How Can Job Hopping Impact Your Financial Goals

How Can Job Hopping Impact Your Financial Goals

Job hopping is far more common today than in previous decades, with nearly 60 per cent of the Australian workforce having transferred jobs within five years and 18 per cent holding their current job for less than a year.

There’s a variety of reasons why people transfer jobs, including an involuntary decision, looking for a higher salary or better benefits, and wanting a fresh working environment.

There might not be a golden rule for how long a person should stay in their job but it’s important to note that job hopping can affect your financial goals.

Here are some of the ways that job hopping can impact your financial goals:

It can affect your credit-worthiness

Income, job history, payment history, credit score and debt-to-income ratio are some of the factors lenders look at when you’re applying for a loan.

While transferring to a new job with a higher salary can potentially increase your ability to repay a loan, you still should remember that lenders are more concerned about the stability of your employment than your salary.

It’s important for lenders to know that you will be able to consistently make payments on time due to a steady income.

If you’re job hopping every six months, this can negatively impact your credit score. But note that you’ll be viewed as less risky if you’re staying in the same industry and employed in a similar role.  

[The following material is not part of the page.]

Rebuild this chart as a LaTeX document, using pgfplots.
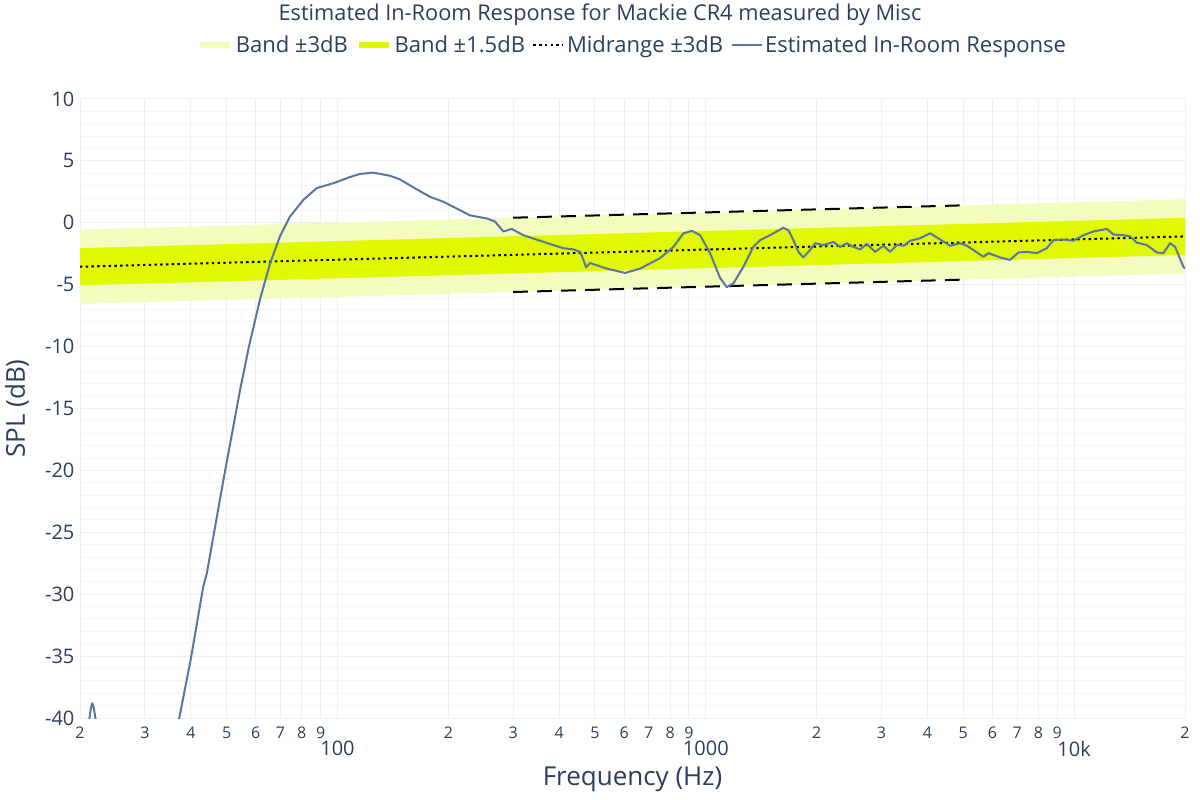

Lenders are more willing to lend you money if you’ve been in a job for at least two years.

It can impact your superannuation

Switching careers frequently can affect your personal finances including your superannuation. Many people forget to inform their employers about which super fund they’re with when they change jobs because it can be a stressful time.

This results in them acquiring a new super account when they switch jobs. However, having multiple superannuation accounts can affect your long-term wealth because you need to pay multiple account-keeping fees.

The best way to prevent new job stress is to make a list so you can keep track of things your employer needs to know such as your super fund details, tax number, and bank account details.

Your emergency savings fund will take a hit

Transitioning to a new job is likely to cause a delay between pay checks. For this reason, your emergency fund may take a hit since you will need money to pay for your utilities, rent, and groceries.

Final word

There’s nothing wrong with transferring jobs, as long as you know that your new job will benefit you and your career in the long run. Make sure that you've got your personal finances planned so you can protect yourself from financial disruptions.